>>>
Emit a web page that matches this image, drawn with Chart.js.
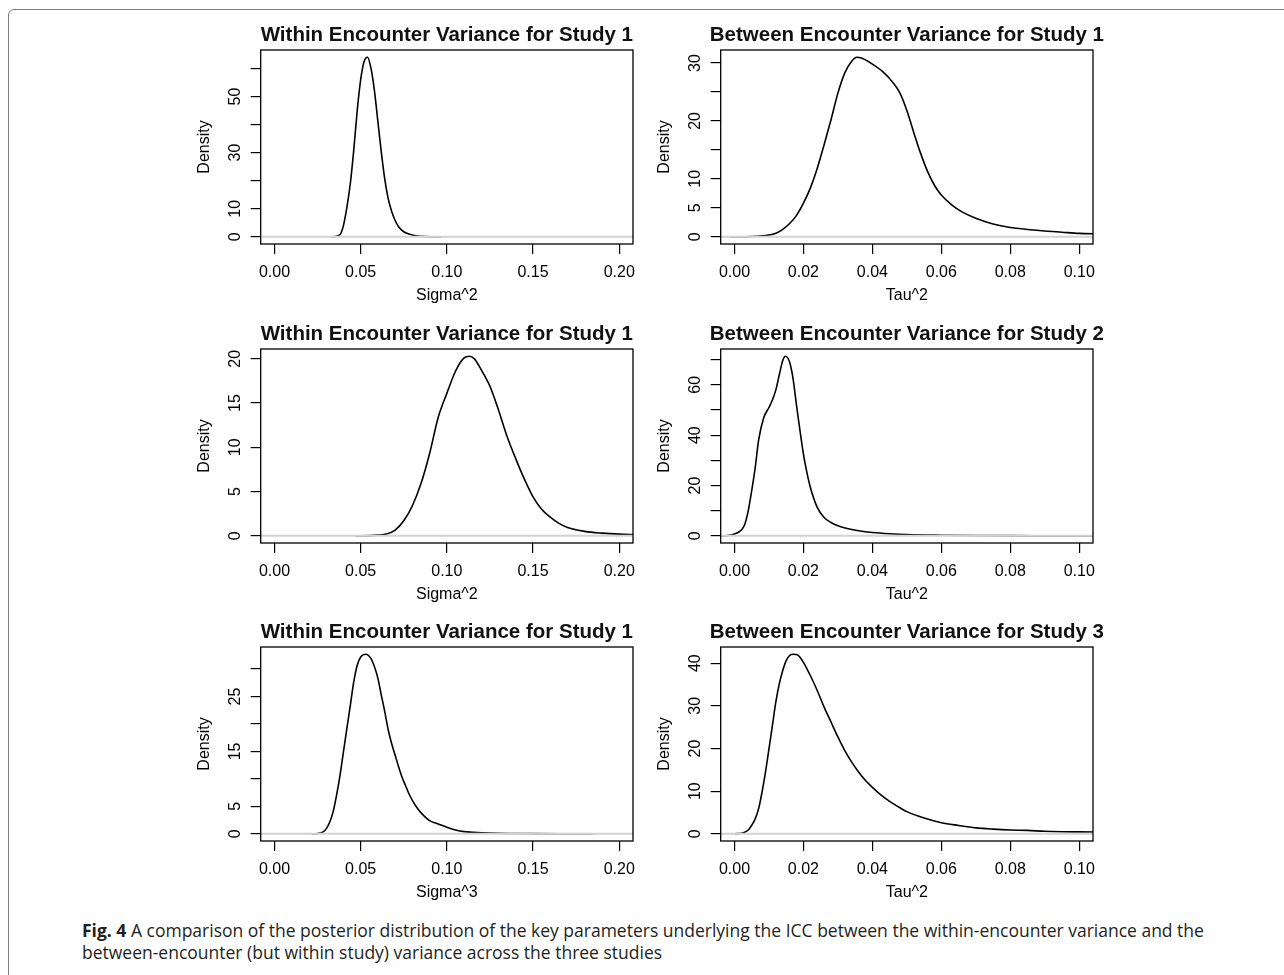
<!DOCTYPE html>
<html>
<head>
<meta charset="utf-8">
<script src="https://cdn.jsdelivr.net/npm/chart.js@4.4.1/dist/chart.umd.min.js"></script>
<style>
  body { margin: 0; background: #fff; width: 1284px; height: 975px; overflow: hidden; position: relative; }
  #frame { position: absolute; left: 8px; top: 9px; width: 1400px; height: 1100px; border: 1px solid #7d7d7d; border-top-left-radius: 6px; }
  .panel { position: absolute; }
  #caption { position: absolute; left: 82px; top: 920px; font-family: "Open Sans", sans-serif; font-size: 17.5px; line-height: 21.8px; color: #231f20; white-space: nowrap; }
  #caption b { font-weight: 700; }
</style>
</head>
<body>
<div id="frame"></div>
<div class="panel" style="left:185px;top:20px"><canvas id="c1" width="460" height="289"></canvas></div>
<div class="panel" style="left:645px;top:20px"><canvas id="c2" width="460" height="289"></canvas></div>
<div class="panel" style="left:185px;top:319px"><canvas id="c3" width="460" height="289"></canvas></div>
<div class="panel" style="left:645px;top:319px"><canvas id="c4" width="460" height="289"></canvas></div>
<div class="panel" style="left:185px;top:617px"><canvas id="c5" width="460" height="289"></canvas></div>
<div class="panel" style="left:645px;top:617px"><canvas id="c6" width="460" height="289"></canvas></div>
<div id="caption"><b>Fig. 4</b> A comparison of the posterior distribution of the key parameters underlying the ICC between the within-encounter variance and the<br>between-encounter (but within study) variance across the three studies</div>

<script>
// Panel texts
const titles = [
    "Within Encounter Variance for Study 1",
    "Between Encounter Variance for Study 1",
    "Within Encounter Variance for Study 1",
    "Between Encounter Variance for Study 2",
    "Within Encounter Variance for Study 1",
    "Between Encounter Variance for Study 3"
];
const xTitles = ["Sigma^2", "Tau^2", "Sigma^2", "Tau^2", "Sigma^3", "Tau^2"];

// x limits (left column 0-0.2, right column 0-0.1) and tick steps
const xLims = [[0, 0.2], [0, 0.1], [0, 0.2], [0, 0.1], [0, 0.2], [0, 0.1]];
const xSteps = [0.05, 0.02, 0.05, 0.02, 0.05, 0.02];

// y tick steps and which tick labels R kept
const ySteps = [10, 5, 5, 10, 5, 10];
const yShown = [
    [0, 10, 30, 50],
    [0, 5, 10, 20, 30],
    [0, 5, 10, 15, 20],
    [0, 20, 40, 60],
    [0, 5, 15, 25],
    [0, 10, 20, 30, 40]
];

// Density curves
const p1X = [0.033, 0.036, 0.038, 0.039, 0.040, 0.042, 0.044, 0.046, 0.048, 0.050, 0.052, 0.054, 0.056, 0.058, 0.060, 0.062, 0.064, 0.066, 0.068, 0.070, 0.072, 0.075, 0.078, 0.082, 0.088, 0.097];
const p1Y = [0, 0.2, 0.8, 2, 4, 10.5, 19, 31, 45, 56, 62.5, 64, 60, 52, 41, 30, 20.5, 13.5, 9, 5.8, 3.6, 1.8, 1, 0.4, 0.1, 0];

const p2X = [-0.0013, 0.005, 0.010, 0.012, 0.014, 0.016, 0.018, 0.020, 0.022, 0.024, 0.026, 0.028, 0.030, 0.032, 0.034, 0.0355, 0.037, 0.040, 0.043, 0.046, 0.048, 0.050, 0.052, 0.054, 0.056, 0.058, 0.060, 0.063, 0.066, 0.070, 0.075, 0.080, 0.085, 0.090, 0.095, 0.100, 0.106];
const p2Y = [0, 0.05, 0.3, 0.6, 1.3, 2.3, 3.7, 5.8, 8.4, 11.8, 15.9, 20.2, 24.8, 28.3, 30.3, 31.0, 30.8, 29.8, 28.5, 26.6, 24.8, 21.8, 18.0, 14.4, 11.3, 8.9, 7.2, 5.5, 4.3, 3.2, 2.2, 1.6, 1.27, 1.0, 0.8, 0.6, 0.5];

const p3X = [0.047, 0.055, 0.060, 0.065, 0.070, 0.075, 0.080, 0.085, 0.090, 0.095, 0.100, 0.105, 0.110, 0.113, 0.116, 0.120, 0.125, 0.130, 0.135, 0.140, 0.145, 0.150, 0.155, 0.160, 0.165, 0.170, 0.180, 0.190, 0.200, 0.210];
const p3Y = [0, 0.02, 0.08, 0.2, 0.65, 1.7, 3.4, 5.9, 9.3, 13.4, 16.1, 18.6, 20.1, 20.3, 20.0, 18.75, 16.9, 14.2, 11.2, 8.7, 6.4, 4.4, 3.0, 2.1, 1.4, 0.95, 0.5, 0.3, 0.19, 0.14];

const p4X = [-0.0045, -0.002, 0.000, 0.002, 0.003, 0.004, 0.005, 0.006, 0.007, 0.0085, 0.010, 0.011, 0.012, 0.013, 0.014, 0.0148, 0.016, 0.017, 0.018, 0.019, 0.020, 0.021, 0.022, 0.024, 0.026, 0.028, 0.030, 0.033, 0.036, 0.040, 0.045, 0.050, 0.060, 0.070, 0.080, 0.090, 0.106];
const p4Y = [0, 0.1, 0.7, 2.3, 4.6, 10, 18, 27, 38, 47, 51, 54, 58, 64, 69.7, 71.4, 69, 62.4, 51.8, 41.8, 32.5, 25.2, 19.3, 11.3, 7.3, 5.3, 4.0, 2.8, 2.0, 1.3, 0.8, 0.5, 0.25, 0.12, 0.07, 0.04, 0.02];

const p5X = [0.0216, 0.025, 0.028, 0.030, 0.032, 0.034, 0.036, 0.038, 0.040, 0.042, 0.044, 0.046, 0.048, 0.050, 0.053, 0.056, 0.058, 0.060, 0.062, 0.064, 0.066, 0.068, 0.070, 0.072, 0.074, 0.076, 0.078, 0.080, 0.083, 0.086, 0.090, 0.095, 0.100, 0.105, 0.110, 0.120, 0.130, 0.150, 0.170, 0.185];
const p5Y = [0, 0.06, 0.3, 0.9, 2.1, 4.0, 7.0, 10.6, 14.9, 19.2, 23.4, 27.7, 30.7, 32.2, 32.7, 31.9, 30.4, 28.3, 25.2, 22.2, 18.9, 16.4, 14.3, 12.2, 10.3, 8.8, 7.3, 6.1, 4.6, 3.5, 2.4, 1.8, 1.2, 0.7, 0.4, 0.2, 0.1, 0.04, 0.01, 0];

const p6X = [0.000, 0.002, 0.003, 0.004, 0.005, 0.006, 0.007, 0.008, 0.009, 0.010, 0.011, 0.012, 0.013, 0.014, 0.015, 0.016, 0.017, 0.018, 0.019, 0.020, 0.022, 0.024, 0.026, 0.028, 0.030, 0.032, 0.034, 0.036, 0.038, 0.040, 0.042, 0.045, 0.048, 0.050, 0.055, 0.060, 0.065, 0.070, 0.075, 0.080, 0.085, 0.090, 0.095, 0.100, 0.106];
const p6Y = [0, 0.15, 0.4, 0.9, 2.0, 3.5, 5.9, 9.8, 14.5, 19.9, 25.4, 30.9, 35.2, 38.3, 40.6, 41.8, 42.1, 42, 41.4, 40.2, 37.1, 33.6, 29.7, 26.2, 22.7, 19.5, 16.8, 14.5, 12.5, 10.9, 9.4, 7.6, 6.1, 5.2, 3.7, 2.6, 1.95, 1.4, 1.1, 0.9, 0.8, 0.6, 0.5, 0.45, 0.4];

const curvesX = [p1X, p2X, p3X, p4X, p5X, p6X];
const curvesY = [p1Y, p2Y, p3Y, p4Y, p5Y, p6Y];

const FONT = '"Liberation Sans", Arial, Helvetica, sans-serif';

// R-style extras: grey zero line, full box and a title centred on the plot region
const rStylePlugin = {
    id: 'rstyle',
    afterDatasetsDraw(chart, args, opts) {
        const ctx = chart.ctx;
        const a = chart.chartArea;
        const y0 = chart.scales.y.getPixelForValue(0);
        ctx.save();
        ctx.strokeStyle = '#d2d2d2';
        ctx.lineWidth = 2;
        ctx.beginPath();
        ctx.moveTo(a.left, y0);
        ctx.lineTo(a.right, y0);
        ctx.stroke();
        ctx.strokeStyle = '#000';
        ctx.lineWidth = 1.3;
        ctx.strokeRect(a.left, a.top, a.right - a.left, a.bottom - a.top);
        ctx.fillStyle = '#111';
        ctx.font = 'bold 20.5px ' + FONT;
        ctx.textAlign = 'center';
        ctx.textBaseline = 'middle';
        ctx.fillText(opts.text, (a.left + a.right) / 2, a.top - 15);
        ctx.restore();
    }
};

// R pads the axis range by 4% on each side
function pad(lo, hi) {
    const d = (hi - lo) * 0.04;
    return [lo - d, hi + d];
}

for (let i = 0; i < 6; i++) {
    const xs = curvesX[i];
    const ys = curvesY[i];
    const xr = pad(xLims[i][0], xLims[i][1]);
    const yr = pad(0, Math.max(...ys));
    const shown = yShown[i];

    new Chart(document.getElementById('c' + (i + 1)), {
        type: 'line',
        data: {
            datasets: [{
                data: xs.map((x, k) => ({ x: x, y: ys[k] })),
                borderColor: '#000',
                borderWidth: 1.6,
                pointRadius: 0,
                fill: false,
                cubicInterpolationMode: 'monotone'
            }]
        },
        options: {
            responsive: false,
            animation: false,
            events: [],
            layout: { padding: { top: 30, right: 12, left: 0, bottom: 0 } },
            plugins: {
                legend: { display: false },
                tooltip: { enabled: false },
                rstyle: { text: titles[i] }
            },
            scales: {
                x: {
                    type: 'linear',
                    min: xr[0],
                    max: xr[1],
                    border: { display: false },
                    grid: { drawOnChartArea: false, drawTicks: true, tickLength: 10, color: '#000', lineWidth: 1.2 },
                    ticks: {
                        stepSize: xSteps[i],
                        includeBounds: false,
                        autoSkip: false,
                        maxRotation: 0,
                        color: '#000',
                        padding: 9,
                        font: { family: FONT, size: 16 },
                        callback: (v) => v.toFixed(2)
                    },
                    title: {
                        display: true,
                        text: xTitles[i],
                        color: '#000',
                        font: { family: FONT, size: 16 },
                        padding: { top: 0, bottom: 4.2 }
                    },
                    afterFit: (s) => { s.height = 65; }
                },
                y: {
                    type: 'linear',
                    min: yr[0],
                    max: yr[1],
                    border: { display: false },
                    grid: { drawOnChartArea: false, drawTicks: true, tickLength: 10, color: '#000', lineWidth: 1.2 },
                    ticks: {
                        stepSize: ySteps[i],
                        includeBounds: false,
                        autoSkip: false,
                        minRotation: 90,
                        maxRotation: 90,
                        crossAlign: 'center',
                        color: '#000',
                        padding: 6.4,
                        font: { family: FONT, size: 16 },
                        callback: (v) => shown.includes(v) ? String(v) : ''
                    },
                    title: {
                        display: true,
                        text: 'Density',
                        color: '#000',
                        font: { family: FONT, size: 16 },
                        padding: { top: 10.4, bottom: 0 }
                    },
                    afterFit: (s) => { s.width = 75.7; }
                }
            }
        },
        plugins: [rStylePlugin]
    });
}
</script>
</body>
</html>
<<<
Restate only the lines running from the start of the material above through the line containing "const xSteps = [0.05, 0.02, 0.05, 0.02, 0.05, 0.02];", ends included. No pictures.

Exercise result:
Emit a web page that matches this image, drawn with Chart.js.
<!DOCTYPE html>
<html>
<head>
<meta charset="utf-8">
<script src="https://cdn.jsdelivr.net/npm/chart.js@4.4.1/dist/chart.umd.min.js"></script>
<style>
  body { margin: 0; background: #fff; width: 1284px; height: 975px; overflow: hidden; position: relative; }
  #frame { position: absolute; left: 8px; top: 9px; width: 1400px; height: 1100px; border: 1px solid #7d7d7d; border-top-left-radius: 6px; }
  .panel { position: absolute; }
  #caption { position: absolute; left: 82px; top: 920px; font-family: "Open Sans", sans-serif; font-size: 17.5px; line-height: 21.8px; color: #231f20; white-space: nowrap; }
  #caption b { font-weight: 700; }
</style>
</head>
<body>
<div id="frame"></div>
<div class="panel" style="left:185px;top:20px"><canvas id="c1" width="460" height="289"></canvas></div>
<div class="panel" style="left:645px;top:20px"><canvas id="c2" width="460" height="289"></canvas></div>
<div class="panel" style="left:185px;top:319px"><canvas id="c3" width="460" height="289"></canvas></div>
<div class="panel" style="left:645px;top:319px"><canvas id="c4" width="460" height="289"></canvas></div>
<div class="panel" style="left:185px;top:617px"><canvas id="c5" width="460" height="289"></canvas></div>
<div class="panel" style="left:645px;top:617px"><canvas id="c6" width="460" height="289"></canvas></div>
<div id="caption"><b>Fig. 4</b> A comparison of the posterior distribution of the key parameters underlying the ICC between the within-encounter variance and the<br>between-encounter (but within study) variance across the three studies</div>

<script>
// Panel texts
const titles = [
    "Within Encounter Variance for Study 1",
    "Between Encounter Variance for Study 1",
    "Within Encounter Variance for Study 1",
    "Between Encounter Variance for Study 2",
    "Within Encounter Variance for Study 1",
    "Between Encounter Variance for Study 3"
];
const xTitles = ["Sigma^2", "Tau^2", "Sigma^2", "Tau^2", "Sigma^3", "Tau^2"];

// x limits (left column 0-0.2, right column 0-0.1) and tick steps
const xLims = [[0, 0.2], [0, 0.1], [0, 0.2], [0, 0.1], [0, 0.2], [0, 0.1]];
const xSteps = [0.05, 0.02, 0.05, 0.02, 0.05, 0.02];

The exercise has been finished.